Justice Department attorneys have posited the trial as a case for the “future of the internet.”

Federal prosecutors have opened a landmark antitrust trial against Google, arguing that the company has spent years intentionally stifling competition and creating indomitable monopoles in the search engine and online advertising industries.

According to CNN, both sides presented their opening remarks before a federal judge in Washington, D.C., on Tuesday.

Attorneys for the U.S. Department of Justice broadly asserted that Google’s negotiation of “exclusive contracts” with wireless carriers and cell phone manufacturers helped cement its position, making it all-but-impossible for rivals to claim any significant space in the market.

“This case is about the future of the internet, and whether Google’s search engine will ever face meaningful competition,” Justice Department lawyer Kenneth Dintzer told the court, noting that Google pays more than $10 billion per year to Apple and other companies to ensure that its own browser is the default option on most cell phones.

Dintzer and other Justice Department attorneys also said that Google contracts with Android device manufacturers, which pre-install different Google products on their phones.

Image of the exterior of the U.S. Department of Justice headquarters building in Washington
The U.S. Department of Justice Headquarters Building; Image by Jonathan Ernst,

These deals collectively help Google collect vast amounts of consumer information, which it uses to continuously reinforce its market position.

The U.S. government says that Google’s monopolistic tendencies have other consequences, especially relating to consumer choice and consumer privacy.

“This feedback loop, this wheel has been turning for 12 years, and it always turns to Google’s advantage,” Dintzer said.

Google, though, insists that consumers and companies both believe that Google products are superior to those offered by its competition.

“Apple repeatedly chose Google as the default because Apple believed it was the best experience for users,” Google attorney John Schmidtlein said in opening statements.

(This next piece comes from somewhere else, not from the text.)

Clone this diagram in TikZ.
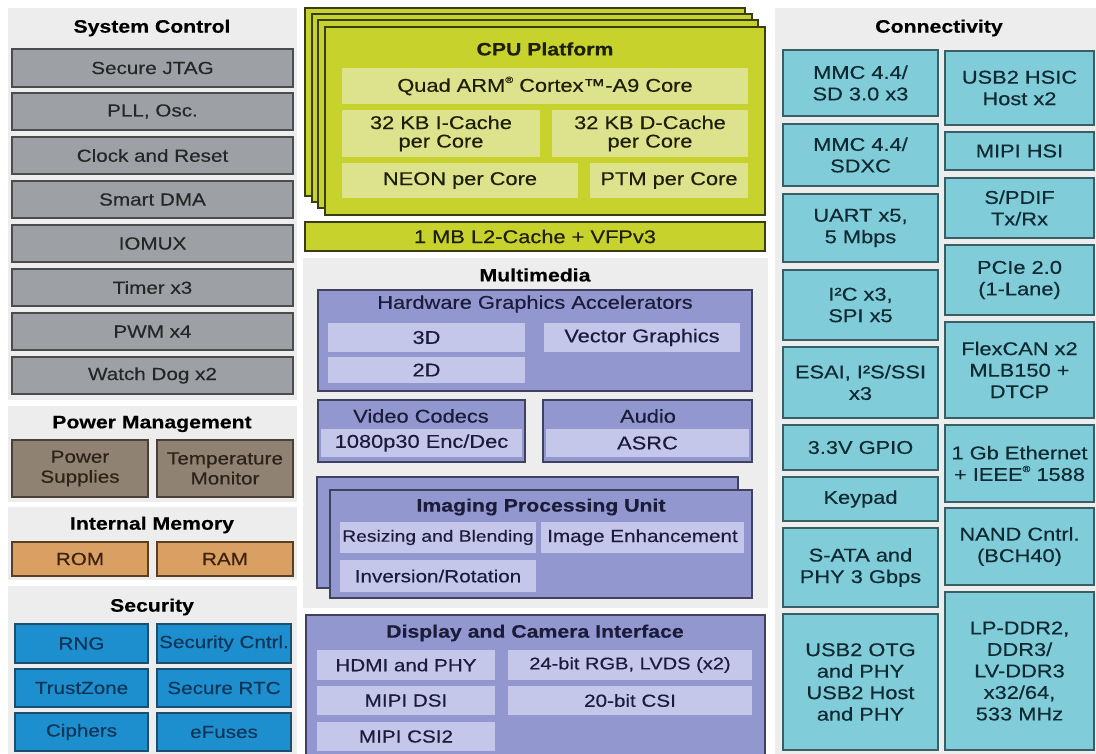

Schmidtlein also compared the case to turn-of-the-century litigation against Microsoft, while also criticizing Microsoft’s search engine, Bing, as an inadequate competitor.

“Google competed on the merits to win preinstallation and default status,” Schmidtlein said.

“The evidence will show that Microsoft’s Bing search engine failed to win customers because Microsoft did not invest [and] did not innovate,” he added. “At every critical juncture, the evidence will show that they were beaten in the market.”

In a somewhat more novel argument, Schmidtlein also suggested that, were Google’s practices to be deemed anticompetitive, Apple and other large companies would only stand to benefit.

“Google’s Android agreements are important components of a business model that has sustained the most important competitor to Apple for mobile devices in the United Staes,” he said.

Nevertheless, the Justice Department says that it will present evidence showing that Google knew that it was violating federal law, and that the company “hid and destroyed documents because they knew they were violating the antitrust laws.”

“The harm from Google contracts affects every phone and computer in the country,” Dintzer told the court.